Right to Use the Homestead for Life: The surviving spouse and minor children have the exclusive right to occupy the homestead for life, regardless of the home being separate property. The surviving spouse's responsibilities include routine maintenance, care, and payment of property taxes and mortgage interest.

Personal Property Set-Aside: In both independent and dependent administrations, the executor or the court must set aside specific personal property for the surviving spouse, adult incapacitated children, or unmarried adult children until the estate administration is complete.

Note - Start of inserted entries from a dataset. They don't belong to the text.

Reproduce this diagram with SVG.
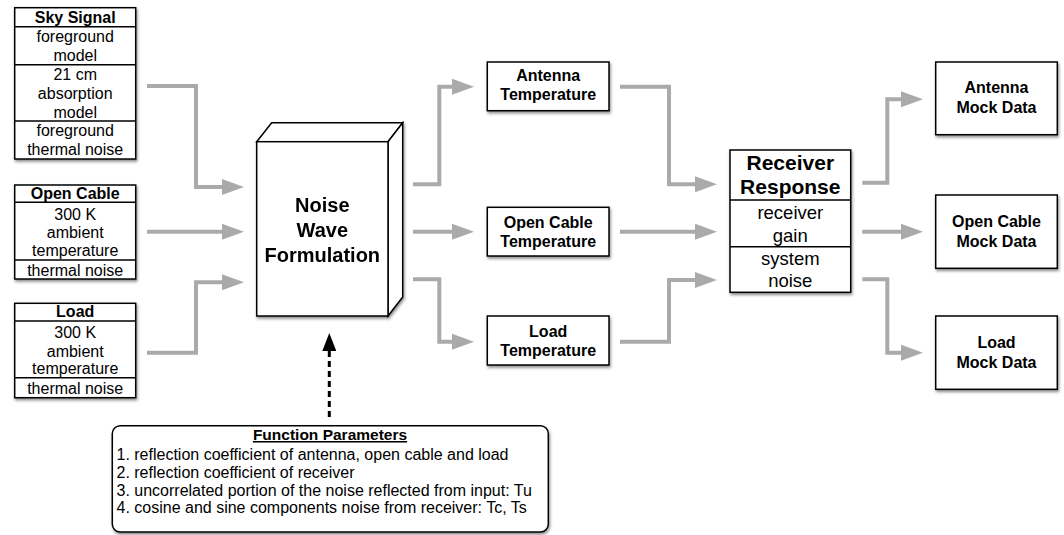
<svg xmlns="http://www.w3.org/2000/svg" width="1064" height="535" viewBox="0 0 1064 535">
  <style>
    .box { fill: #fff; stroke: #000; stroke-width: 1.5; }
    .sep { stroke: #000; stroke-width: 1.5; fill: none; }
    .t { font-family: "Liberation Sans", Arial, sans-serif; font-size: 16px; text-anchor: middle; fill: #000; }
    .b { font-weight: bold; }
    .conn { fill: none; stroke: #aaaaaa; stroke-width: 4; stroke-linejoin: miter; }
    .dash { fill: none; stroke: #000; stroke-width: 3; stroke-dasharray: 6 4; }
  </style>
  <defs>
    <filter id="shadow" x="-10%" y="-10%" width="125%" height="125%">
      <feDropShadow dx="1" dy="2" stdDeviation="1.5" flood-color="#000" flood-opacity="0.45"/>
    </filter>
    <marker id="grayArrow" markerUnits="userSpaceOnUse" markerWidth="22" markerHeight="18" refX="0" refY="9" orient="auto">
      <path d="M0,1 L22,9 L0,17 z" fill="#aaaaaa"/>
    </marker>
    <marker id="blackArrow" markerUnits="userSpaceOnUse" markerWidth="18" markerHeight="14" refX="0" refY="7" orient="auto">
      <path d="M0,0 L18,7 L0,14 z" fill="#000"/>
    </marker>
  </defs>

  <rect width="1064" height="535" fill="#fff"/>

  <!-- connectors -->
  <g id="connectors">
    <path class="conn" d="M147,86 H196 V187 H222" marker-end="url(#grayArrow)"/>
    <path class="conn" d="M147,231.7 H222" marker-end="url(#grayArrow)"/>
    <path class="conn" d="M147,352.7 H196 V282.3 H222" marker-end="url(#grayArrow)"/>

    <path class="conn" d="M413,184.3 H439.3 V86.7 H452" marker-end="url(#grayArrow)"/>
    <path class="conn" d="M413,231.7 H452" marker-end="url(#grayArrow)"/>
    <path class="conn" d="M413,279.3 H439.3 V341.7 H452" marker-end="url(#grayArrow)"/>

    <path class="conn" d="M620,86.7 H669 V184.3 H695" marker-end="url(#grayArrow)"/>
    <path class="conn" d="M620,231.7 H695" marker-end="url(#grayArrow)"/>
    <path class="conn" d="M620,341.7 H669 V280 H695" marker-end="url(#grayArrow)"/>

    <path class="conn" d="M862.3,182.7 H887.3 V99.3 H901" marker-end="url(#grayArrow)"/>
    <path class="conn" d="M862.3,231.7 H901" marker-end="url(#grayArrow)"/>
    <path class="conn" d="M862.3,279.3 H887.3 V352.7 H901" marker-end="url(#grayArrow)"/>

    <path class="dash" d="M329.3,417 V351" marker-end="url(#blackArrow)"/>
  </g>

  <!-- input sources -->
  <g id="sky-signal">
    <rect class="box" x="14.7" y="7.7" width="121" height="151.3" filter="url(#shadow)"/>
    <path class="sep" d="M14.7,26.7 H135.7 M14.7,64.7 H135.7 M14.7,121 H135.7"/>
    <text class="t b" x="75.2" y="22.5">Sky Signal</text>
    <text class="t" x="75.2" y="41.7">foreground</text>
    <text class="t" x="75.2" y="60.7">model</text>
    <text class="t" x="75.2" y="80">21 cm</text>
    <text class="t" x="75.2" y="99">absorption</text>
    <text class="t" x="75.2" y="117.5">model</text>
    <text class="t" x="75.2" y="136">foreground</text>
    <text class="t" x="75.2" y="155">thermal noise</text>
  </g>

  <g id="open-cable">
    <rect class="box" x="14.7" y="185" width="121" height="94" filter="url(#shadow)"/>
    <path class="sep" d="M14.7,202.3 H135.7 M14.7,260 H135.7"/>
    <text class="t b" x="75.2" y="199.3">Open Cable</text>
    <text class="t" x="75.2" y="220">300 K</text>
    <text class="t" x="75.2" y="238.3">ambient</text>
    <text class="t" x="75.2" y="256">temperature</text>
    <text class="t" x="75.2" y="275.5">thermal noise</text>
  </g>

  <g id="load">
    <rect class="box" x="14.7" y="303.3" width="121" height="94.4" filter="url(#shadow)"/>
    <path class="sep" d="M14.7,321 H135.7 M14.7,377.7 H135.7"/>
    <text class="t b" x="75.2" y="317.3">Load</text>
    <text class="t" x="75.2" y="338.3">300 K</text>
    <text class="t" x="75.2" y="356.7">ambient</text>
    <text class="t" x="75.2" y="374.3">temperature</text>
    <text class="t" x="75.2" y="394">thermal noise</text>
  </g>

  <!-- 3D block -->
  <g id="noise-wave-formulation" filter="url(#shadow)">
    <path class="box" d="M256.7,141.7 L271.7,122.7 H402.7 L388,141.7 z"/>
    <path class="box" d="M388,141.7 L402.7,122.7 V297 L388,316 z"/>
    <rect class="box" x="256.7" y="141.7" width="131.3" height="174.3"/>
    <text class="t b" x="322.3" y="212" style="font-size:20px">Noise</text>
    <text class="t b" x="322.3" y="237" style="font-size:20px">Wave</text>
    <text class="t b" x="322.3" y="262" style="font-size:20px">Formulation</text>
  </g>

  <!-- temperature outputs -->
  <g id="antenna-temperature">
    <rect class="box" x="487.3" y="62" width="121.7" height="48.7" filter="url(#shadow)"/>
    <text class="t b" x="548.2" y="81">Antenna</text>
    <text class="t b" x="548.2" y="100">Temperature</text>
  </g>
  <g id="open-cable-temperature">
    <rect class="box" x="487.3" y="207.3" width="121.7" height="48.7" filter="url(#shadow)"/>
    <text class="t b" x="548.2" y="227.7">Open Cable</text>
    <text class="t b" x="548.2" y="246.7">Temperature</text>
  </g>
  <g id="load-temperature">
    <rect class="box" x="487.3" y="316" width="121.7" height="49" filter="url(#shadow)"/>
    <text class="t b" x="548.2" y="336.7">Load</text>
    <text class="t b" x="548.2" y="355.7">Temperature</text>
  </g>

  <!-- receiver -->
  <g id="receiver-response">
    <rect class="box" x="730" y="150" width="120.7" height="142.3" filter="url(#shadow)"/>
    <path class="sep" d="M730,200 H850.7 M730,246.7 H850.7"/>
    <text class="t b" x="790.3" y="170" style="font-size:21px">Receiver</text>
    <text class="t b" x="790.3" y="194.3" style="font-size:21px">Response</text>
    <text class="t" x="790.3" y="219.3" style="font-size:18.5px">receiver</text>
    <text class="t" x="790.3" y="241.7" style="font-size:18.5px">gain</text>
    <text class="t" x="790.3" y="265" style="font-size:18.5px">system</text>
    <text class="t" x="790.3" y="287.3" style="font-size:18.5px">noise</text>
  </g>

  <!-- mock data outputs -->
  <g id="antenna-mock-data">
    <rect class="box" x="935.7" y="62" width="121.6" height="72.7" filter="url(#shadow)"/>
    <text class="t b" x="996.5" y="93.3">Antenna</text>
    <text class="t b" x="996.5" y="112.7">Mock Data</text>
  </g>
  <g id="open-cable-mock-data">
    <rect class="box" x="935.7" y="195" width="121.6" height="73.3" filter="url(#shadow)"/>
    <text class="t b" x="996.5" y="227.3">Open Cable</text>
    <text class="t b" x="996.5" y="246.7">Mock Data</text>
  </g>
  <g id="load-mock-data">
    <rect class="box" x="935.7" y="316" width="121.6" height="73.3" filter="url(#shadow)"/>
    <text class="t b" x="996.5" y="348.3">Load</text>
    <text class="t b" x="996.5" y="367.7">Mock Data</text>
  </g>

  <!-- parameters -->
  <g id="function-parameters">
    <rect class="box" x="112.3" y="425.7" width="436" height="106.3" rx="8" ry="8" filter="url(#shadow)"/>
    <text class="t b" x="330" y="440" style="font-size:15.5px;text-decoration:underline">Function Parameters</text>
    <g class="t" style="text-anchor:start">
      <text x="116.5" y="460">1. reflection coefficient of antenna, open cable and load</text>
      <text x="116.5" y="477.5">2. reflection coefficient of receiver</text>
      <text x="116.5" y="495.5">3. uncorrelated portion of the noise reflected from input: Tu</text>
      <text x="116.5" y="513.3">4. cosine and sine components noise from receiver: Tc, Ts</text>
    </g>
  </g>
</svg>
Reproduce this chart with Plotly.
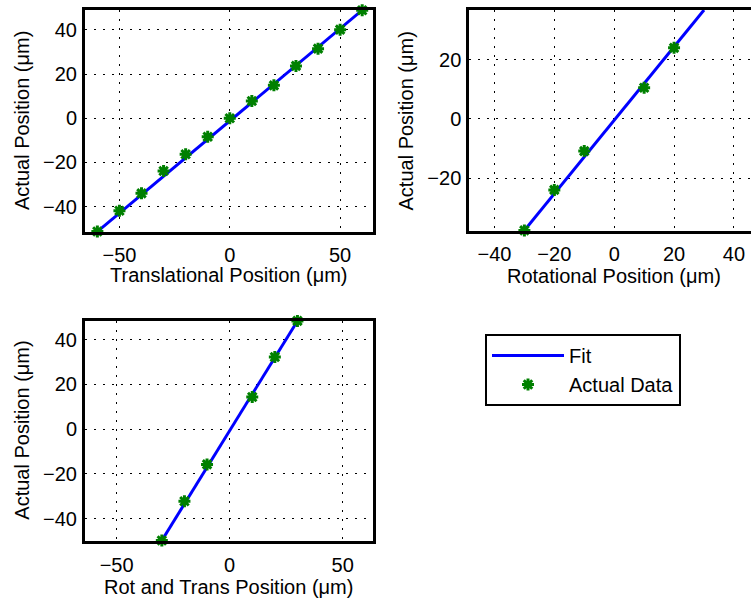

Allowance in Lieu of Exempt Property or Homestead: If the estate lacks a homestead, the surviving spouse can request an allowance of up to $45,000. The surviving spouse or children can also request a reasonable allowance for any exempt personal property not among the decedent's possessions.

Family Allowance: Surviving spouses, minor children, and adult incapacitated children may be entitled to a family allowance for maintenance for a full year after the decedent's death. The individual seeking the allowance must demonstrate the need, and the allowance takes priority over most other claims against the estate.

Impact on Gifts and Administration Process: Exemptions and allowances under the Texas Estates Code not only influence the administration process but can also impact gifts from the decedent's estate. Gifts intended for others may be affected by these exemptions or allowances. The personal representative may even access non-probate assets to satisfy allowances.

In conclusion, the Texas Estates Code provides a comprehensive framework of benefits and protections for the surviving family members of a deceased individual. Attorneys involved in estate administration should be well-versed in these exemptions and allowances to navigate the complexities of the process successfully.